The Shaman: Jerry Garcia

50 years after the Grateful Dead’s acid-drenched formation, its bearded leader’s spirit is more alive than ever.

You think you know Jerry Garcia: a plump hippy with a Santa Claus beard who played loose, jammy lead guitar for the Grateful Dead. The truth is, Garcia, who died in his sleep in 1995 while seeking treatment for a longtime heroin addiction, was a stone-cold genius, one of the most creatively restless, innovative, durable and truly American guitarists and songwriters to emerge from the 1960s.

The Dead formed in San Fran first as a bluegrass outfit and then as the house band for Ken Kesey and Neal Cassady’s Merry Pranksters, and they were anything but hippies.
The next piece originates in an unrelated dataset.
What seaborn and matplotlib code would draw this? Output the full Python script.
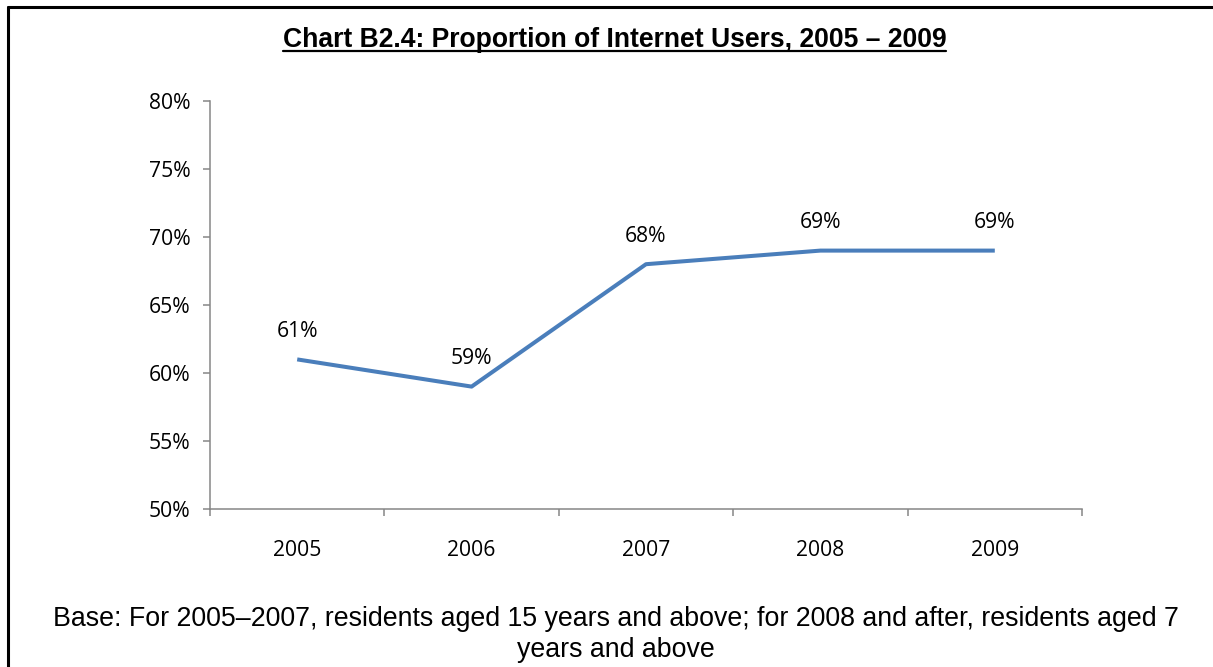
import matplotlib
matplotlib.use("Agg")
import matplotlib.pyplot as plt
import seaborn as sns
import pandas as pd
from matplotlib.lines import Line2D
from matplotlib.ticker import FixedLocator, MultipleLocator, FuncFormatter

years = ["2005", "2006", "2007", "2008", "2009"]
proportion = [61, 59, 68, 69, 69]
title_text = "Chart B2.4: Proportion of Internet Users, 2005 \u2013 2009"
footnote = ("Base: For 2005\u20132007, residents aged 15 years and above; for 2008 and after, residents aged 7\n"
            "years and above")

sns.set_theme(style="white")
plt.rcParams['font.family'] = ['Open Sans', 'DejaVu Sans']
plt.rcParams['text.color'] = 'black'

df = pd.DataFrame({"year": years, "value": proportion})

fig = plt.figure(figsize=(12.13, 6.67), dpi=100)
ax = fig.add_axes([210/1213, 1-509/667, (1082-210)/1213, (509-101)/667])

sns.lineplot(data=df, x="year", y="value", ax=ax, color="#4A7EBB", linewidth=2.9,
             sort=False, solid_capstyle="butt")

ax.set_xlim(-0.5, len(years)-0.5)
ax.set_ylim(50, 80)
ax.yaxis.set_major_locator(MultipleLocator(5))
ax.yaxis.set_major_formatter(FuncFormatter(lambda v, p: f"{int(round(v))}%"))
ax.set_xticks(range(len(years)))
ax.set_xticklabels(years)
ax.xaxis.set_minor_locator(FixedLocator([i - 0.5 for i in range(len(years)+1)]))
ax.set_xlabel("")
ax.set_ylabel("")

gray = "#868686"
for s in ["top", "right"]:
    ax.spines[s].set_visible(False)
for s in ["left", "bottom"]:
    ax.spines[s].set_color(gray)
    ax.spines[s].set_linewidth(1.1)

fs = 15.2
ax.tick_params(axis="y", which="major", direction="out", length=5, width=1.1, color=gray,
               left=True, labelsize=fs, pad=9, labelcolor="black")
ax.tick_params(axis="x", which="major", length=0, labelsize=fs, pad=22, labelcolor="black")
ax.tick_params(axis="x", which="minor", direction="out", length=5, width=1.1, color=gray, bottom=True)

for i, v in enumerate(proportion):
    ax.annotate(f"{v}%", (i, v), xytext=(0, 28), textcoords="offset pixels",
                ha="center", va="center", fontsize=fs, color="black")

t = fig.text(614.5/1213, 1-40/667, title_text, ha="center", va="center", color="black",
             fontsize=19.1, fontweight="bold", family=["Liberation Sans", "DejaVu Sans"])

fig.text(615.5/1213, 1-634.5/667, footnote, ha="center", va="center", color="black",
         fontsize=19.3, family=["Liberation Sans", "DejaVu Sans"], linespacing=1.25)

# underline the title
fig.canvas.draw()
bb = t.get_window_extent(renderer=fig.canvas.get_renderer())
uy = (667 - 51) / 667
fig.add_artist(Line2D([bb.x0/1213, bb.x1/1213], [uy, uy],
                      transform=fig.transFigure, color="black", linewidth=1.6))

# frame lines (top and left)
fig.add_artist(Line2D([7.5/1213, 1.0], [1-7/667, 1-7/667], transform=fig.transFigure,
                      color="black", linewidth=2.2))
fig.add_artist(Line2D([7.5/1213, 7.5/1213], [0, 1-7/667], transform=fig.transFigure,
                      color="black", linewidth=2.2))

fig.savefig("out.png", dpi=100)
Instead, they were gun-toting drug fiends (the Dead’s soundman, Owsley Stanley, perfected the manufacture of LSD) who were hounded by the police, and who, over the years, left a trail of drug and alcohol casualties, including Ron “Pigpen” McKernan, Keith Godchaux, Brent Mydland, Vince Welnick, and Garcia himself.

However, under Garcia’s leadership, the Dead performed more than 3,000 concerts during its 30 year run, and, by allowing concert-goers to tape and distribute their music for free, inadvertently invented the Spotify-dominated and tour-driven business model that defines today’s music industry.

“Anybody who thinks I’m God ought to talk to my kids.”

Garcia was a man of simple tastes—his main extravagances were a BMW 7-series and china white heroin—who avoided the public eye, hated confrontation, and never felt all that comfortable with the near-religious adulation of the army of Deadheads following the band from stadium to fairground and back. “Anybody who thinks I’m God ought to talk to my kids,” he said.

He played a guitar style that evolved from (literally) acid-soaked blues to screeching psychedelia to finger-picking bluegrass to a virtuoso freeform rock style that’s been copied with limited success for generations now. There are many imitators, but none as troubled or soulful. His death at age 53 left a gaping hole in the world of anti-commercial rock and roll, and in many ways marked the beginning of the end for the role of the lead guitarist in popular music.